Although the City of Cape Town can suddenly (albeit inadequately and brutally) shelter the homeless it recently criminalised, it seems our national government has not learned any lessons from Covid-19. Perhaps that’s not entirely fair, as all of sudden water has suddenly found its way to many of those who didn’t have it. But while even the global cheerleaders of capitalism call for a radical change in tack, our finance minister intends to opportunistically change into fifth gear on his drive into permanent social and economic crisis, cheered on by our myopic business press.
This comes at a time when other developing countries socialise their healthcare systems — the myriad trade agreement stipulations and multiple ratings agencies be damned. Breaking with such trade stipulations is also required to nurture and develop the renewable energy manufacturing capacity so urgently required.
The need for local production is yet another lesson the virus offers us through the crisis of mask and ventilator shortages. But Tito Mboweni seems intent on even going beyond the complete squandering of the historical moment that requires and allows for greater policy autonomy, by possibly heading to the IMF and World Bank. The track records of loan programmes from these institutions are disastrous and are not necessary for South Africa, given the availability of other options such as more of the recent support from the Reserve Bank and utilising the Public Investment Corporation. And again, an opportunity is ripe for finally implementing capital controls — which are all the more critical to combat outflows and speculation on the rand in light of the recent downgrade — as well as looking at measures to tax the hoarding of private capital of at least R1.4-trillion sitting in the banks. As it stands, there is no government plan of economic transformation after this period of the pandemic, which currently sees such pitiful social relief for most South Africans. There’s certainly no government plan to tackle the climate crisis, which is to be left to a market that cannot meet even modest climate targets.
So, whatever momentous opportunities and lessons Covid-19 has provided, we cannot delude ourselves into thinking that a return to the status quo ante is unlikely, let alone unthinkable. An immense political battle awaits us. An updated right wing, powered by ethno-nationalism, has taken power in almost all of the most powerful countries in the world from the United States to India and Brazil. Progressive social forces to build the power for what’s required are simply not where we need them to be, as the resurgent left in the UK and US take consecutive beatings at the ballot box. But these defeats came alongside overwhelming policy victories and the movements that powered the resurgence are wounded, but not beaten.
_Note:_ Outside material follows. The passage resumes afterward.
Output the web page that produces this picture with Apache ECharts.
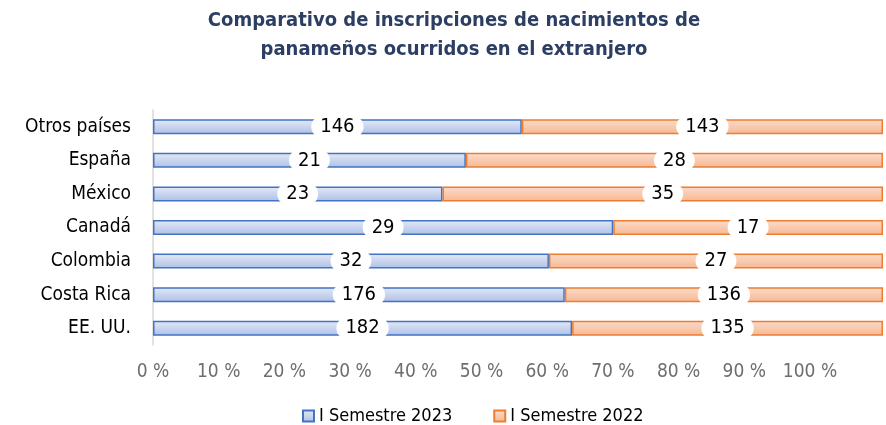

The ground is fertile to build a different world, of universal well-being that is powered by our core natures of co-operation and solidarity, which are more and more on display during this crisis. It can be a world where we truly end our war on nature and overcome our alienation from it. The task now of building our movements and our parties remains the same, but our politics and ideas have never been more prevalent. And, of course, now we know that nothing is impossible.